Though such is the case, Jeremiah announces a new covenant to his people that will bring hope and freedom to the oppressed masses. The new covenant promised in Jeremiah 31 is fulfilled in Jesus Christ (John 12:32-33). With His blood through His death on the cross, Jesus establishes the new covenant where God’s law is written upon people’s hearts, and God shall be their God and they shall be God’s people. The new covenant emphasises an order that ensures emancipation in all areas of life, including financial and economic freedom. The influx of civil unrest and protests in our world seems to suggest that economic freedom is a far-fetched idea. Violence and looting cannot solve the social, political and economic problems, but maybe it is the only way of sending a message to the people in power. A sign that political and religious rulers are out of touch, evidenced by the implementation of bad economic policies of neglect that infringe on communities of the poor.

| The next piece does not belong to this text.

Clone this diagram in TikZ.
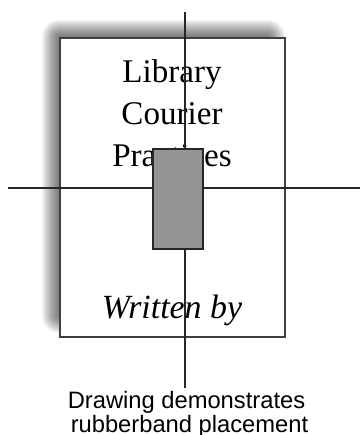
\documentclass[tikz,border=0pt]{standalone}
\usepackage{fontspec}
\setmainfont{Liberation Serif}
\setsansfont{Liberation Sans}
\tikzset{
  booktext/.style={anchor=base,inner sep=0pt,font=\fontsize{24.8}{31}\selectfont},
  captext/.style={anchor=base,inner sep=0pt,font=\sffamily\fontsize{17.8}{18}\selectfont},
  bandline/.style={line width=1.1pt,black!85},
}
\begin{document}
\begin{tikzpicture}[x=0.75pt,y=-0.75pt]
    \useasboundingbox (0,0) rectangle (360,435);
    % soft shadow behind the book
    \foreach \e in {0,...,17}
      \fill [black,opacity=0.038,rounded corners=\e*0.75pt] (59-\e,37-\e) rectangle (268+\e,316+\e);
    \draw [line width=1.6pt,black!75,fill=white] (60,38) rectangle (285,337);
    \node [booktext] (lib1) at (172,83) {Library};
    \node [booktext] (lib2) at (172,124) {Courier};
    \node [booktext] (lib3) at (172,166) {Practices};
    \node [booktext,font=\fontsize{25.4}{31}\selectfont\itshape] (author) at (172,318) {Written by};
    % rubberband lines
    \coordinate (vtop) at (185,12); \coordinate (vbot) at (185,388);
    \coordinate (hleft) at (8,188); \coordinate (hright) at (360,188);
    \draw [bandline] (vtop) -- (vbot);
    \draw [bandline] (hleft) -- (hright);
    \draw [line width=1.1pt,black!85,fill=black!42] (153,149) rectangle (203,249);
    \node [captext] (cap1) at (186.5,408) {Drawing demonstrates};
    \node [captext] (cap2) at (189.5,432) {rubberband placement};
  \end{tikzpicture}
\end{document}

The church today ought to act as prophet Jeremiah to challenge and examine economic systems of today for modification where it is needed to benefit the communities of the poor and the marginalised. It is the mandate of the church to advocate for basic welfare rights, including the right to basic needs such as shelter, food, work opportunities, income security and all those aspects that promote the well-being of all people.
–Goodwin Zainga, Churches of Christ in Malawi (CCM)
We pray for the well-being of all creation, and we pray especially for pastors in the world as they offer pastoral care and counselling services to many people, in the era of the COVID-19 pandemic and beyond.
Congregational Christian Church of Samoa (CCCS)
Samoa – Our people struggle with a lot of issues. Our political arena is becoming more authoritarian given the domination of the ruling HRPP party. CCCS is caught within all issues affecting members of the church. Please pray for Samoa and its upcoming election. May the Spirit of God lead people’s choices and votes.
Samoa National Council of Churches (FES) – Pray for FES to play its ecumenical roles for the member churches and the Samoa people. FES works in partnership with the government, yet may they speak up boldly against corruption. Please pray that the Spirit of our Lord leads and strengthens FES so it can proclaim the prophetic liberation voice/message of the gospel of Jesus Christ.
World & COVID-19 – May God lead and equip the wisdom and knowledge of scientific researches and studies so a vaccine can be produced soon.